La décision des juges d’instruction des Chambres africaines extraordinaires de déclarer irrecevable la constitution de partie civile de l’Etat tchadien dans l’instruction ouverte contre Hissène Habré et ses complices est un signe encourageant pour les victimes du régime Habré et pour la justice internationale. Dans leur ordonnance du 21 mai 2014, les quatre juges d’instruction ont estimé que le Tchad ne pouvait être considéré comme une « victime » d’aucun des crimes relevant de la compétence des Chambres.

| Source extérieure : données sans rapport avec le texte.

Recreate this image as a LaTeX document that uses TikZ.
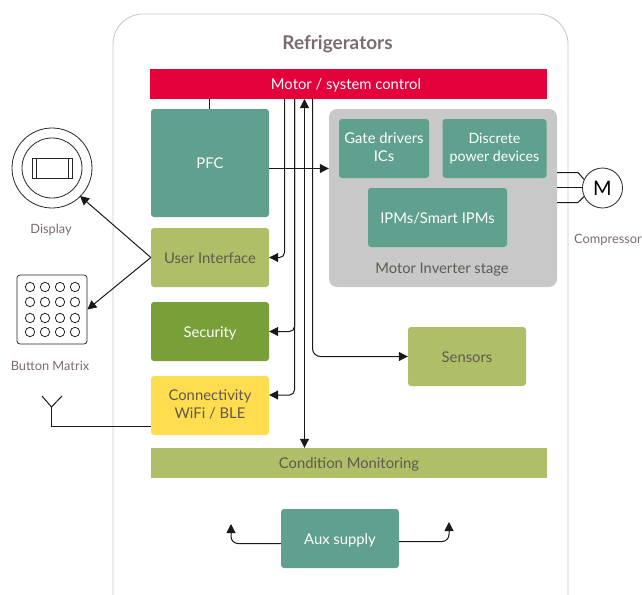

Ils ont donc rejeté la tentative du gouvernement du Tchad de se faire admettre comme partie civile, et ainsi de participer aux procédures au même titre que les milliers de survivants du régime de Hissène Habré.

 

La Cour a noté que peuvent être victimes d’un crime de génocide un « groupe national, ethnique, racial ou religieux », d’un crime contre l’humanité « la population civile », et de torture une « personne physique ». Elle a confirmé qu’un Etat pourrait être victime du crime de guerre de pillage mais seulement lorsque celui-ci a été commis par des forces ennemies, et non par le chef de l’Etat. « En l’espèce, l’auteur supposé des faits de pillage et d’appropriation de biens se trouve être, non pas une puissance ennemie de la victime, à savoir l’Etat du Tchad, mais le propre dirigeant de celui-ci ».

 

La décision des juges d’instruction contredit aussi les arguments des avocats de Hissène Habré qui accusent continuellement les Chambres africaines extraordinaires d’être instrumentalisées par le gouvernement tchadien.

 

La volonté de l’Etat tchadien de se constituer partie civile était perçue par les victimes comme une tentative de récupération de leur lutte et d’immixtion dans la procédure.

 

Devant les Chambres africaines extraordinaires, les victimes sont de véritables parties au procès. Elles peuvent, par l’intermédiaire de leurs avocats, proposer des actes d’instruction et faire poser des questions aux témoins et aux accusés lors des audiences. Et elles peuvent demander réparation aux personnes condamnées. Près de 2000 victimes se sont déjà constituées parties civiles.

 

Les Chambres africaines extraordinaires ont été créées pour apporter la justice aux victimes. Là est la mission des Chambres : poursuivre des individus pour des actes commis sur d’autres individus.

Une affaire d’individus donc, pas une affaire d’Etat.